:: INSTRUCTIONS TO FOLLOW ::
Copy out all of the material exactly as presented.

:: DATASET EXCERPT ::

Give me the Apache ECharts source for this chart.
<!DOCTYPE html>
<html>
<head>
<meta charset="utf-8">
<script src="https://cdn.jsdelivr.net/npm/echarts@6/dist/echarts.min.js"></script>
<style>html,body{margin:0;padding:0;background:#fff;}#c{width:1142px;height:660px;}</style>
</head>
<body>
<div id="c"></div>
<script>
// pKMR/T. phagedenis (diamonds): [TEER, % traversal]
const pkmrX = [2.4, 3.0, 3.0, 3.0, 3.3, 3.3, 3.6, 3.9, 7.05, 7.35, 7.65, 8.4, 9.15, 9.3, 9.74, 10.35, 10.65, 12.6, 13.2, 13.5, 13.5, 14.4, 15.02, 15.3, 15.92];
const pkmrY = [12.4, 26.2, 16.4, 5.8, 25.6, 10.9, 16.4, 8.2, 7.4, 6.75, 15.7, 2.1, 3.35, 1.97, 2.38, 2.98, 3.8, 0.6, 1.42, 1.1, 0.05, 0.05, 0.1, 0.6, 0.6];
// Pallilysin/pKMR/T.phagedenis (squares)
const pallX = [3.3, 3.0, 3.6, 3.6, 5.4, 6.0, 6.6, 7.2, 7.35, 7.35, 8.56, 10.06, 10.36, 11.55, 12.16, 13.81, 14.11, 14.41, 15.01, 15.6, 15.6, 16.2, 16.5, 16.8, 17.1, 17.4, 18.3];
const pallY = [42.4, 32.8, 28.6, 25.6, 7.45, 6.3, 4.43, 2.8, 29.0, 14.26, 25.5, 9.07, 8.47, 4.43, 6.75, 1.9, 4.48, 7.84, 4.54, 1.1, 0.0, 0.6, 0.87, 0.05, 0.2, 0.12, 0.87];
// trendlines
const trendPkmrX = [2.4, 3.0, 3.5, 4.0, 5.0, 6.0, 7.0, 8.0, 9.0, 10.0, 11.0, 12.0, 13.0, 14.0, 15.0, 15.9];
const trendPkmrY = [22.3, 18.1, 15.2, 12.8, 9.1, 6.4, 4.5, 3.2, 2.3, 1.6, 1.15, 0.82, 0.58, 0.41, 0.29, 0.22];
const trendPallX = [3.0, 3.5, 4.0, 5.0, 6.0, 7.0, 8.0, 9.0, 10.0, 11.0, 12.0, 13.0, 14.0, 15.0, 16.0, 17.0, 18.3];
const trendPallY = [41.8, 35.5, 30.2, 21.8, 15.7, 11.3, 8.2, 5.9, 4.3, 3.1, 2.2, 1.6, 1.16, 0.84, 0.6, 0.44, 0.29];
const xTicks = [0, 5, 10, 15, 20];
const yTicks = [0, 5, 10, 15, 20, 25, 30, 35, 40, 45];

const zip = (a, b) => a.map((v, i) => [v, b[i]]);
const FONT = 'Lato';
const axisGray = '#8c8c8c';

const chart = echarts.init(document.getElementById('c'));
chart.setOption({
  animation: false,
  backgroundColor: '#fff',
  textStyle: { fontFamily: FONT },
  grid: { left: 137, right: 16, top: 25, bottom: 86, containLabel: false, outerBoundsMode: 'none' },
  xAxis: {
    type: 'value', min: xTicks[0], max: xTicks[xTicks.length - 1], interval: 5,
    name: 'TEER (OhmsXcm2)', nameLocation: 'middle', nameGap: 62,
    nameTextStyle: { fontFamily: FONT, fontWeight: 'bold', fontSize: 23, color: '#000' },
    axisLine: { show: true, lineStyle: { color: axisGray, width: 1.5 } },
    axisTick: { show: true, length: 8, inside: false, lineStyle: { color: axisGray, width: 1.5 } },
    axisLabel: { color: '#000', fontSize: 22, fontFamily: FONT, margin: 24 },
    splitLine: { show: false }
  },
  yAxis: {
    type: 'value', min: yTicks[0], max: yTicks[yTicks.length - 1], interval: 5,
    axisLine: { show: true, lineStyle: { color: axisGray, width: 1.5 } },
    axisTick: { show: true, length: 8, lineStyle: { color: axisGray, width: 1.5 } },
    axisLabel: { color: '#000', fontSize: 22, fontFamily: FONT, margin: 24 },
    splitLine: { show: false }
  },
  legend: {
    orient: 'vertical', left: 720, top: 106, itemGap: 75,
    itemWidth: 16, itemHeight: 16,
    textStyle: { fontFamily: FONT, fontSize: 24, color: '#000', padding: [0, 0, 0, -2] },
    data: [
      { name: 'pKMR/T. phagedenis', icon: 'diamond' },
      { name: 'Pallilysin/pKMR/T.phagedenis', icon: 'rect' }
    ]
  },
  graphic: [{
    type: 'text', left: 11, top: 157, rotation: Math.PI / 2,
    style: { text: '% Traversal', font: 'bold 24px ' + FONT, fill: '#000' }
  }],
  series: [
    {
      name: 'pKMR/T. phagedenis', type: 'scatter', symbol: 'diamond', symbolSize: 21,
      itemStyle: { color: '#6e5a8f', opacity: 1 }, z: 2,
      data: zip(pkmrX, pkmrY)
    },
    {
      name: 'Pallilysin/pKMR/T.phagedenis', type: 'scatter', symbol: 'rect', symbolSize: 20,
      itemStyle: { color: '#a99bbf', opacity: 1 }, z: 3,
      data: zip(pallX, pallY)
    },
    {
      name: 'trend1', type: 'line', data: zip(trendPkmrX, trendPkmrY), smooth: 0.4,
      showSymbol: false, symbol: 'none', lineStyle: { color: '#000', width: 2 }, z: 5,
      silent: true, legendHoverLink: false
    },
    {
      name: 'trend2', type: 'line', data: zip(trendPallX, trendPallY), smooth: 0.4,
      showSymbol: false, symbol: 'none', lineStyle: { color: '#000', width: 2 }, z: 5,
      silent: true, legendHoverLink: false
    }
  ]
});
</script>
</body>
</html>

:: SOLUTION FOR THIS EXERCISE ::
Give me the Apache ECharts source for this chart.
<!DOCTYPE html>
<html>
<head>
<meta charset="utf-8">
<script src="https://cdn.jsdelivr.net/npm/echarts@6/dist/echarts.min.js"></script>
<style>html,body{margin:0;padding:0;background:#fff;}#c{width:1142px;height:660px;}</style>
</head>
<body>
<div id="c"></div>
<script>
// pKMR/T. phagedenis (diamonds): [TEER, % traversal]
const pkmrX = [2.4, 3.0, 3.0, 3.0, 3.3, 3.3, 3.6, 3.9, 7.05, 7.35, 7.65, 8.4, 9.15, 9.3, 9.74, 10.35, 10.65, 12.6, 13.2, 13.5, 13.5, 14.4, 15.02, 15.3, 15.92];
const pkmrY = [12.4, 26.2, 16.4, 5.8, 25.6, 10.9, 16.4, 8.2, 7.4, 6.75, 15.7, 2.1, 3.35, 1.97, 2.38, 2.98, 3.8, 0.6, 1.42, 1.1, 0.05, 0.05, 0.1, 0.6, 0.6];
// Pallilysin/pKMR/T.phagedenis (squares)
const pallX = [3.3, 3.0, 3.6, 3.6, 5.4, 6.0, 6.6, 7.2, 7.35, 7.35, 8.56, 10.06, 10.36, 11.55, 12.16, 13.81, 14.11, 14.41, 15.01, 15.6, 15.6, 16.2, 16.5, 16.8, 17.1, 17.4, 18.3];
const pallY = [42.4, 32.8, 28.6, 25.6, 7.45, 6.3, 4.43, 2.8, 29.0, 14.26, 25.5, 9.07, 8.47, 4.43, 6.75, 1.9, 4.48, 7.84, 4.54, 1.1, 0.0, 0.6, 0.87, 0.05, 0.2, 0.12, 0.87];
// trendlines
const trendPkmrX = [2.4, 3.0, 3.5, 4.0, 5.0, 6.0, 7.0, 8.0, 9.0, 10.0, 11.0, 12.0, 13.0, 14.0, 15.0, 15.9];
const trendPkmrY = [22.3, 18.1, 15.2, 12.8, 9.1, 6.4, 4.5, 3.2, 2.3, 1.6, 1.15, 0.82, 0.58, 0.41, 0.29, 0.22];
const trendPallX = [3.0, 3.5, 4.0, 5.0, 6.0, 7.0, 8.0, 9.0, 10.0, 11.0, 12.0, 13.0, 14.0, 15.0, 16.0, 17.0, 18.3];
const trendPallY = [41.8, 35.5, 30.2, 21.8, 15.7, 11.3, 8.2, 5.9, 4.3, 3.1, 2.2, 1.6, 1.16, 0.84, 0.6, 0.44, 0.29];
const xTicks = [0, 5, 10, 15, 20];
const yTicks = [0, 5, 10, 15, 20, 25, 30, 35, 40, 45];

const zip = (a, b) => a.map((v, i) => [v, b[i]]);
const FONT = 'Lato';
const axisGray = '#8c8c8c';

const chart = echarts.init(document.getElementById('c'));
chart.setOption({
  animation: false,
  backgroundColor: '#fff',
  textStyle: { fontFamily: FONT },
  grid: { left: 137, right: 16, top: 25, bottom: 86, containLabel: false, outerBoundsMode: 'none' },
  xAxis: {
    type: 'value', min: xTicks[0], max: xTicks[xTicks.length - 1], interval: 5,
    name: 'TEER (OhmsXcm2)', nameLocation: 'middle', nameGap: 62,
    nameTextStyle: { fontFamily: FONT, fontWeight: 'bold', fontSize: 23, color: '#000' },
    axisLine: { show: true, lineStyle: { color: axisGray, width: 1.5 } },
    axisTick: { show: true, length: 8, inside: false, lineStyle: { color: axisGray, width: 1.5 } },
    axisLabel: { color: '#000', fontSize: 22, fontFamily: FONT, margin: 24 },
    splitLine: { show: false }
  },
  yAxis: {
    type: 'value', min: yTicks[0], max: yTicks[yTicks.length - 1], interval: 5,
    axisLine: { show: true, lineStyle: { color: axisGray, width: 1.5 } },
    axisTick: { show: true, length: 8, lineStyle: { color: axisGray, width: 1.5 } },
    axisLabel: { color: '#000', fontSize: 22, fontFamily: FONT, margin: 24 },
    splitLine: { show: false }
  },
  legend: {
    orient: 'vertical', left: 720, top: 106, itemGap: 75,
    itemWidth: 16, itemHeight: 16,
    textStyle: { fontFamily: FONT, fontSize: 24, color: '#000', padding: [0, 0, 0, -2] },
    data: [
      { name: 'pKMR/T. phagedenis', icon: 'diamond' },
      { name: 'Pallilysin/pKMR/T.phagedenis', icon: 'rect' }
    ]
  },
  graphic: [{
    type: 'text', left: 11, top: 157, rotation: Math.PI / 2,
    style: { text: '% Traversal', font: 'bold 24px ' + FONT, fill: '#000' }
  }],
  series: [
    {
      name: 'pKMR/T. phagedenis', type: 'scatter', symbol: 'diamond', symbolSize: 21,
      itemStyle: { color: '#6e5a8f', opacity: 1 }, z: 2,
      data: zip(pkmrX, pkmrY)
    },
    {
      name: 'Pallilysin/pKMR/T.phagedenis', type: 'scatter', symbol: 'rect', symbolSize: 20,
      itemStyle: { color: '#a99bbf', opacity: 1 }, z: 3,
      data: zip(pallX, pallY)
    },
    {
      name: 'trend1', type: 'line', data: zip(trendPkmrX, trendPkmrY), smooth: 0.4,
      showSymbol: false, symbol: 'none', lineStyle: { color: '#000', width: 2 }, z: 5,
      silent: true, legendHoverLink: false
    },
    {
      name: 'trend2', type: 'line', data: zip(trendPallX, trendPallY), smooth: 0.4,
      showSymbol: false, symbol: 'none', lineStyle: { color: '#000', width: 2 }, z: 5,
      silent: true, legendHoverLink: false
    }
  ]
});
</script>
</body>
</html>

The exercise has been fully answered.